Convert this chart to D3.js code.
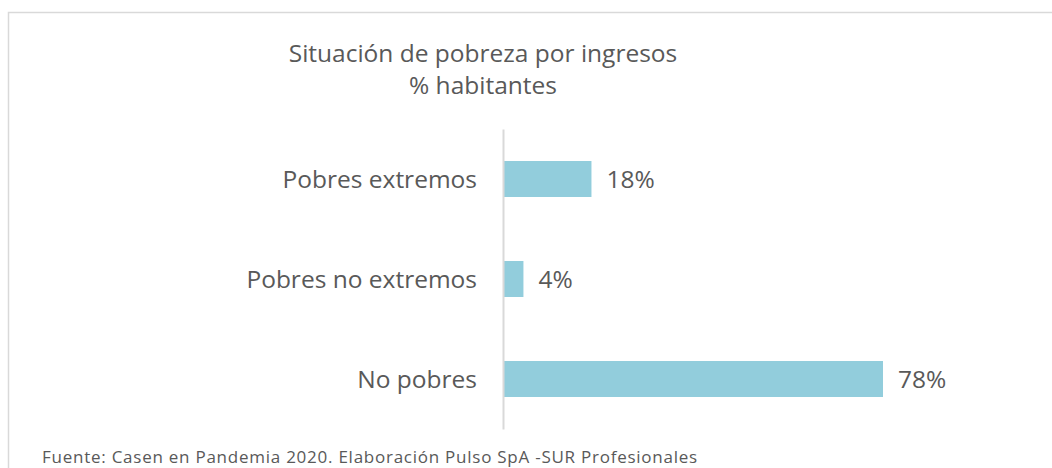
<!DOCTYPE html>
<html>
<head>
<meta charset="utf-8">
<script src="https://cdn.jsdelivr.net/npm/d3@7"></script>
<style>
  body { margin: 0; background: #fff; }
  text { font-family: "Open Sans", sans-serif; fill: #595959; }
</style>
</head>
<body>
<svg width="1052" height="468"></svg>
<script>
// chart data
const categories = ["Pobres extremos", "Pobres no extremos", "No pobres"];
const values = [18, 4, 78];
const titleLines = ["Situación de pobreza por ingresos", "% habitantes"];
const source = "Fuente: Casen en Pandemia 2020. Elaboración Pulso SpA -SUR Profesionales";

const svg = d3.select("svg"),
    width = +svg.attr("width"),
    height = +svg.attr("height");

// outer frame (runs off the right and bottom edge)
svg.append("rect")
    .attr("x", 8.5).attr("y", 12.5)
    .attr("width", width + 20).attr("height", height + 20)
    .attr("fill", "none")
    .attr("stroke", "#d9d9d9")
    .attr("stroke-width", 1.5);

// title
svg.append("g").selectAll("text")
    .data(titleLines)
    .join("text")
    .attr("x", 483)
    .attr("y", (d, i) => 62 + i * 32)
    .attr("text-anchor", "middle")
    .style("font-size", "24.5px")
    .text(d => d);

const x = d3.scaleLinear().domain([0, 78]).range([504, 883]);
const y = d3.scaleBand().domain(categories).range([129, 429])
    .paddingInner(0.64).paddingOuter(0.32);

// bars
svg.append("g").selectAll("rect")
    .data(values)
    .join("rect")
    .attr("x", x(0))
    .attr("y", (d, i) => y(categories[i]))
    .attr("width", d => x(d) - x(0))
    .attr("height", y.bandwidth())
    .attr("fill", "#92cddc");

// category axis
const yAxis = d3.axisLeft(y).tickSize(0).tickPadding(26);
const ax = svg.append("g")
    .attr("transform", "translate(" + (x(0) - 1) + ",0)")
    .call(yAxis);
ax.select(".domain").attr("stroke", "#d9d9d9").attr("stroke-width", 2);
ax.selectAll("text")
    .style("font-size", "24.5px")
    .attr("fill", "#595959")
    .attr("dy", "0.36em");

// value labels
svg.append("g").selectAll("text")
    .data(values)
    .join("text")
    .attr("x", d => x(d) + 15)
    .attr("y", (d, i) => y(categories[i]) + y.bandwidth() / 2)
    .attr("dy", "0.36em")
    .style("font-size", "24.5px")
    .text(d => d + "%");

// source note
svg.append("text")
    .attr("x", 42)
    .attr("y", 463)
    .style("font-size", "17px")
    .style("letter-spacing", "0.75px")
    .text(source);
</script>
</body>
</html>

• **Your objective**
Transcribe the material as is, with images omitted.

• **Solution**
Convert this chart to D3.js code.
<!DOCTYPE html>
<html>
<head>
<meta charset="utf-8">
<script src="https://cdn.jsdelivr.net/npm/d3@7"></script>
<style>
  body { margin: 0; background: #fff; }
  text { font-family: "Open Sans", sans-serif; fill: #595959; }
</style>
</head>
<body>
<svg width="1052" height="468"></svg>
<script>
// chart data
const categories = ["Pobres extremos", "Pobres no extremos", "No pobres"];
const values = [18, 4, 78];
const titleLines = ["Situación de pobreza por ingresos", "% habitantes"];
const source = "Fuente: Casen en Pandemia 2020. Elaboración Pulso SpA -SUR Profesionales";

const svg = d3.select("svg"),
    width = +svg.attr("width"),
    height = +svg.attr("height");

// outer frame (runs off the right and bottom edge)
svg.append("rect")
    .attr("x", 8.5).attr("y", 12.5)
    .attr("width", width + 20).attr("height", height + 20)
    .attr("fill", "none")
    .attr("stroke", "#d9d9d9")
    .attr("stroke-width", 1.5);

// title
svg.append("g").selectAll("text")
    .data(titleLines)
    .join("text")
    .attr("x", 483)
    .attr("y", (d, i) => 62 + i * 32)
    .attr("text-anchor", "middle")
    .style("font-size", "24.5px")
    .text(d => d);

const x = d3.scaleLinear().domain([0, 78]).range([504, 883]);
const y = d3.scaleBand().domain(categories).range([129, 429])
    .paddingInner(0.64).paddingOuter(0.32);

// bars
svg.append("g").selectAll("rect")
    .data(values)
    .join("rect")
    .attr("x", x(0))
    .attr("y", (d, i) => y(categories[i]))
    .attr("width", d => x(d) - x(0))
    .attr("height", y.bandwidth())
    .attr("fill", "#92cddc");

// category axis
const yAxis = d3.axisLeft(y).tickSize(0).tickPadding(26);
const ax = svg.append("g")
    .attr("transform", "translate(" + (x(0) - 1) + ",0)")
    .call(yAxis);
ax.select(".domain").attr("stroke", "#d9d9d9").attr("stroke-width", 2);
ax.selectAll("text")
    .style("font-size", "24.5px")
    .attr("fill", "#595959")
    .attr("dy", "0.36em");

// value labels
svg.append("g").selectAll("text")
    .data(values)
    .join("text")
    .attr("x", d => x(d) + 15)
    .attr("y", (d, i) => y(categories[i]) + y.bandwidth() / 2)
    .attr("dy", "0.36em")
    .style("font-size", "24.5px")
    .text(d => d + "%");

// source note
svg.append("text")
    .attr("x", 42)
    .attr("y", 463)
    .style("font-size", "17px")
    .style("letter-spacing", "0.75px")
    .text(source);
</script>
</body>
</html>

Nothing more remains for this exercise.